Film industry associations say more than 200 jobs could be lost because of public film funding cuts.
The Icelandic film industry associations yesterday (October 4) turned sharply against the new government’s proposal to cut public film funding for cinema by 39% - from $8.4 million (ISK 1.018 million) to $5.14 million (ISK 0.624 million) - in the 2014 national budget.
“We don’t understand how the foundations for a modern thriving growth industry can be so suddenly demolished, so many jobs cut, and how a valuable foreign investment can be turned down,” said the Association of Icelandic Film Producers, the Icelandic Film Makers Association and The Directors Guild of Iceland in a joint statement.
A financial report presented by the associations concludes that if the 2014 state budget is cut as suggested, the consequences will be the loss of more than 200 jobs in film production, $5.1 million (ISK 615 million) less tax income, $4,2 million (ISK 500 millon) less foreign income, starting next year.
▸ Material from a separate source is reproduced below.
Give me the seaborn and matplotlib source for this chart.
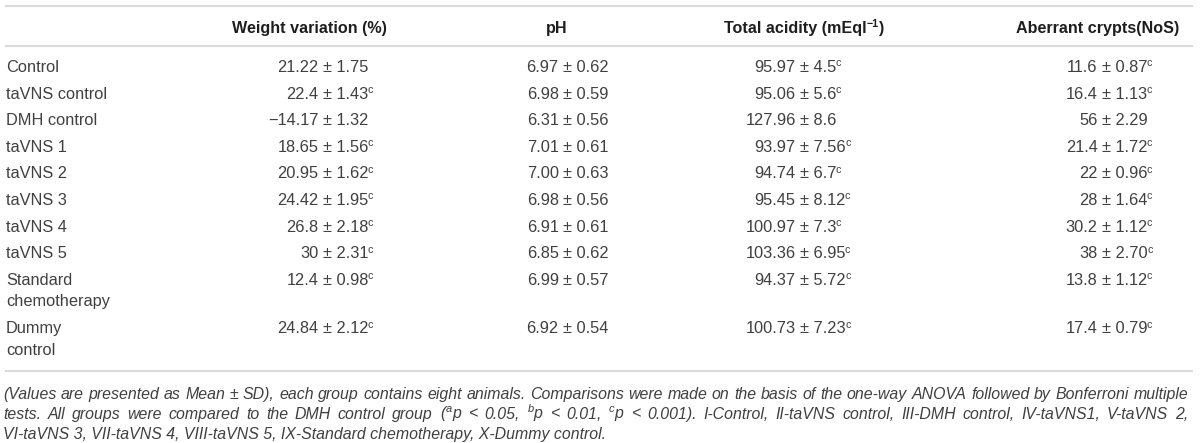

Following the financial crisis in 2008, state film support was slashed by 35%, but in 2012 Icelandic Ministries of Culture and Finance signed an agreement with the industry outlining a 62% increase of state subsidy until 2015, when it would amount to $5.7 million (ISK 700 million).
In spite of the decline in public funding, the film industry increased its turnover by 248% in two years, to reach $97.2 million (ISK 11.7 billion) in 2012, mainly due to shooting of international productions in the country, including Prometheus, Oblivion, Game of Thrones and The Secret Life of Walter Mitty.
The industry directly linked a further 25% growth during the first months of 2013 to the doubling of the budget for the Icelandic Film Fund, which has now been jeopardised - and called on the Icelandic Althing (Parliament) to “overturn this proposal and show its belief in modern intellectual property industry.”